View from the porch: Surfers face the elements

Published on January 4, 2018 3:35PM

Seaside is “Surfin’ USA” all year round.

Eve Marx/For Seaside Signal

Seaside is “Surfin’ USA” all year round.

One of the great joys of living so close to the Cove is that almost any day, rain or shine, sun or gloom, I can almost always watch someone brave these ferocious waters to surf.

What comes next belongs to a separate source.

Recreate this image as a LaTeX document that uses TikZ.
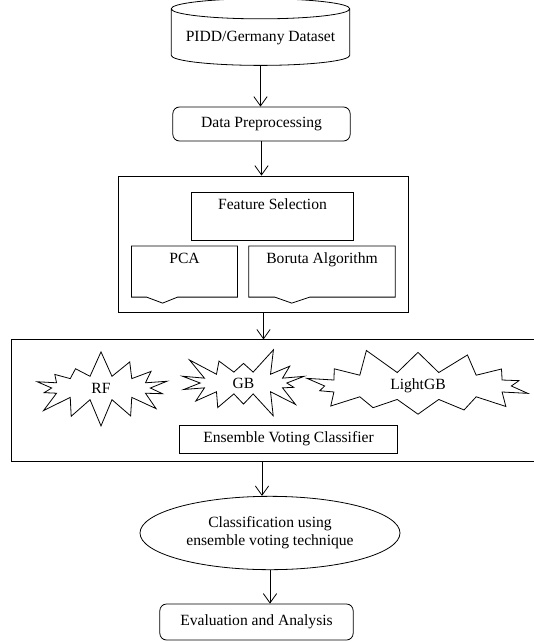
\documentclass[tikz,border=0pt]{standalone}
\usepackage{fontspec}
\setmainfont{Liberation Serif}
\usetikzlibrary{shapes.geometric, shapes.symbols, calc, arrows.meta}

\tikzset{
  txt/.style={font=\fontsize{11.7}{13.5}\selectfont},
  box/.style={txt, draw, line width=0.6pt, inner sep=2pt},
  roundbox/.style={box, rounded corners=5pt},
  burst/.style={box, starburst, starburst points=14, starburst point height=20pt},
  arr/.style={line width=0.6pt, ->, >={Straight Barb[length=7pt, width=10pt]}},
}

\begin{document}
\begin{tikzpicture}[x=0.75pt, y=-0.75pt]
\useasboundingbox (0,0) rectangle (534,642);

% data source and preprocessing
\node[box, cylinder, shape border rotate=90, aspect=0.13, minimum width=134pt, minimum height=50pt] (data) at (260.5,38.5) {PIDD/Germany Dataset};
\node[roundbox, minimum width=133pt, minimum height=25.5pt] (prep) at (261.5,124) {Data Preprocessing};

% feature selection block
\node[box, minimum width=218pt, minimum height=102pt] (fsbox) at (263.5,244) {};
\node[box, minimum width=121pt, text height=9pt, text depth=19pt, inner ysep=4pt] (fs) at (272.5,216) {Feature Selection};
\node[txt, minimum width=79pt, minimum height=38pt, text height=9pt, text depth=21pt, inner sep=4pt] (pca) at (184.5,271.5) {PCA};
\node[txt, minimum width=109.5pt, minimum height=38pt, text height=9pt, text depth=21pt, inner sep=4pt] (boruta) at (322,271.5) {Boruta Algorithm};
\draw[line width=0.6pt] (pca.south west) -- (pca.north west) -- (pca.north east) -- (pca.south east)
  -- ($(pca.south west)+(46,0)$) -- ($(pca.south west)+(31,6)$) -- ($(pca.south west)+(15,0)$) -- cycle;
\draw[line width=0.6pt] (boruta.south west) -- (boruta.north west) -- (boruta.north east) -- (boruta.south east)
  -- ($(boruta.south west)+(61,0)$) -- ($(boruta.south west)+(43,6)$) -- ($(boruta.south west)+(26,0)$) -- cycle;

% ensemble block
\node[box, minimum width=400.5pt, minimum height=91pt] (ensbox) at (278,400.5) {};
\node[burst, minimum width=114pt, minimum height=58pt, random starburst=7] (rf) at (101,388) {RF};
\node[burst, minimum width=105pt, minimum height=55pt, random starburst=3] (gb) at (243.5,383) {GB};
\node[burst, minimum width=180pt, minimum height=56pt, random starburst=11] (lgb) at (418,386) {LightGB};
\node[box, minimum width=163pt, minimum height=21pt] (evc) at (288.5,439) {Ensemble Voting Classifier};

% classification and evaluation
\node[box, ellipse, minimum width=195pt, minimum height=55pt, align=center] (cls) at (270,533) {Classification using\\ensemble voting technique};
\node[roundbox, minimum width=145pt, minimum height=27pt] (eval) at (256.5,622) {Evaluation and Analysis};

\draw[arr] (data.south) -- (data.south |- prep.north);
\draw[arr] (prep.south) -- (prep.south |- fsbox.north);
\draw[arr] (fsbox.south) -- (fsbox.south |- ensbox.north);
\draw[arr] (ensbox.south -| 262,0) -- (cls.north -| 262,0);
\draw[arr] (cls.south) -- (cls.south |- eval.north);

\end{tikzpicture}
\end{document}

It took some time for this East Coast oriented girl who grew up on the Jersey shore to fathom why anyone in their right mind would enter the ocean in the last days of December unless you’re in Maui or Malibu, but since moving to this windswept and rugged beach town on north Oregon coast, I am reminded daily that winter surfing is a call of the wild.

Yesterday, during a break from writing and cleaning the house, I snapped a leash on Lucy and headed for the Cove. I wasn’t disappointed; the short strip of the parking area across from Seltzer Park was filled with vans, cars, and trucks. The air was nippy, but there wasn’t much wind, and the sun was shining and the tide was right, which meant a lot of surfers — old, young, male and female — were out to test themselves. I counted eight experienced surfers in the more challenging waters closest to the Point; another six, less experienced surfers, were on their boards in the easier waters slightly to the north.

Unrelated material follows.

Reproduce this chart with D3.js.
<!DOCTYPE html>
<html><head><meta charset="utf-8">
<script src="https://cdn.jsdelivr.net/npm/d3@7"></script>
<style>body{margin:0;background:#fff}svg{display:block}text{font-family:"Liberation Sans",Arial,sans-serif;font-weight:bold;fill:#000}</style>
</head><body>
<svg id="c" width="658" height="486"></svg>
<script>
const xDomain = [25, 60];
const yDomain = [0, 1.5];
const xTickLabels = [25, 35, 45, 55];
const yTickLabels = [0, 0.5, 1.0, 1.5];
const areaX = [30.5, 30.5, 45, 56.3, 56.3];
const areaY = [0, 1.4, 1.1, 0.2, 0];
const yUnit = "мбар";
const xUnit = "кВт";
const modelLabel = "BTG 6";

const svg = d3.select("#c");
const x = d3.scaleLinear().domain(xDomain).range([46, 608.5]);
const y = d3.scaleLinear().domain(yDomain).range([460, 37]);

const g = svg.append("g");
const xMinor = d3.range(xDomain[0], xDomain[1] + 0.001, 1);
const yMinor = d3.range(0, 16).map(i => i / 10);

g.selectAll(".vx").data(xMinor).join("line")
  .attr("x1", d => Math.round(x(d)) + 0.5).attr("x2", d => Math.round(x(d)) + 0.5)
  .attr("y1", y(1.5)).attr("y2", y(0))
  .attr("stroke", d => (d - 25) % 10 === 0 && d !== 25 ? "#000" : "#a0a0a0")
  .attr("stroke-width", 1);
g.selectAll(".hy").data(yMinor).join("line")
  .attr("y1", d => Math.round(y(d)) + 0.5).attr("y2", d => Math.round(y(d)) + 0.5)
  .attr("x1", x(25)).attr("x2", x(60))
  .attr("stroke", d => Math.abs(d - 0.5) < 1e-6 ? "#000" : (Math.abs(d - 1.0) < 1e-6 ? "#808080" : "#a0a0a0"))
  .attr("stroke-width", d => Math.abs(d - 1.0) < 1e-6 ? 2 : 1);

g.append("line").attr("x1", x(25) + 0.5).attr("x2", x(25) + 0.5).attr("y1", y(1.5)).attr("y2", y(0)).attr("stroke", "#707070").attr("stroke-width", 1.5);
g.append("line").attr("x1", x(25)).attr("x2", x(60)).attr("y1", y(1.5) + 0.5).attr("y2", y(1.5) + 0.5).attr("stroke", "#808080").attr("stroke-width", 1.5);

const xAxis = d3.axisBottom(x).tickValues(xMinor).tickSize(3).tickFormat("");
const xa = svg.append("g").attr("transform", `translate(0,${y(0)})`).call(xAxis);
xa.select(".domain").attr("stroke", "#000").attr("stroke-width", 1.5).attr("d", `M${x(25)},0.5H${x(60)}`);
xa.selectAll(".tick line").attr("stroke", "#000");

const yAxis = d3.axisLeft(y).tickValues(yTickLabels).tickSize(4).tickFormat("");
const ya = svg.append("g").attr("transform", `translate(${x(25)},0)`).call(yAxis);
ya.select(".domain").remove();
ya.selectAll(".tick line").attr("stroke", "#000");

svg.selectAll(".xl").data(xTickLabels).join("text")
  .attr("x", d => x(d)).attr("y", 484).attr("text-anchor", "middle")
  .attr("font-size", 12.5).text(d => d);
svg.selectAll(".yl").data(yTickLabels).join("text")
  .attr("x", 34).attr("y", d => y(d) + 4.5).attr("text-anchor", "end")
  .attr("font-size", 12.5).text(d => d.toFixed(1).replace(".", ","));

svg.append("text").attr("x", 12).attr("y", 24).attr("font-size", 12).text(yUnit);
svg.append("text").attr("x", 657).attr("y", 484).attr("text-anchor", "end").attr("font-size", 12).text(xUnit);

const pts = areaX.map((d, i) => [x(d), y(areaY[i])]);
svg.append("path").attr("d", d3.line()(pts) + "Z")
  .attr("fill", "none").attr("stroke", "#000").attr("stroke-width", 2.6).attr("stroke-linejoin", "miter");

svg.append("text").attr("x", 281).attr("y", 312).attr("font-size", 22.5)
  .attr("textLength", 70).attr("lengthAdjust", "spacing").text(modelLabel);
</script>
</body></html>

Earlier this morning at a coffee shop I frequent in Gearhart, I was discussing winter water temps. Someone offered up a theory about the Pacific being warmer on the Oregon coast in winter in reaction to Japanese gulf winds. I went on line and came across a paper written by a Dr. Tim Ball who in 2013 wrote about an area of warm water off the Oregon coast known as “The Blob.” He attributed this phenomenon to a combination of El Niño, drought and global warming. Throughout 2014 and 2015, “The Blob” continued to spread, but nobody’s mentioned it since. This warmer water was said to be nutrient poor and had an adverse affect on marine life. I’m guessing the winter surfers those years didn’t mind it a bit.

If you’re going to get in cold water, it’s imperative to have the right wetsuit. According to a surf forecast I found on line, today’s water temp was 49 degrees Fahrenheit. This is considered very cold. To get into water this chilly requires a quality steamer wetsuit, a neoprene hood, gloves, and boots.

There is something extraordinarily beautiful about watching winter surfers. They are brave. Winter waves are big, and more dangerous. I find it mesmerizing to watch these aquatic ninjas, bobbing in the swell. Experts who have surfed around the world have called surfing the Cove a world-class experience. The wave energy rolls down from the Gulf of Alaska. There are sharks.

One might wonder what compels a person to purposefully put themselves at such risk, but even a few minutes observing winter surfers has revealed to me what they’re actually doing is looking death in the face. And that is life-affirming. It’s a dramatic outlook.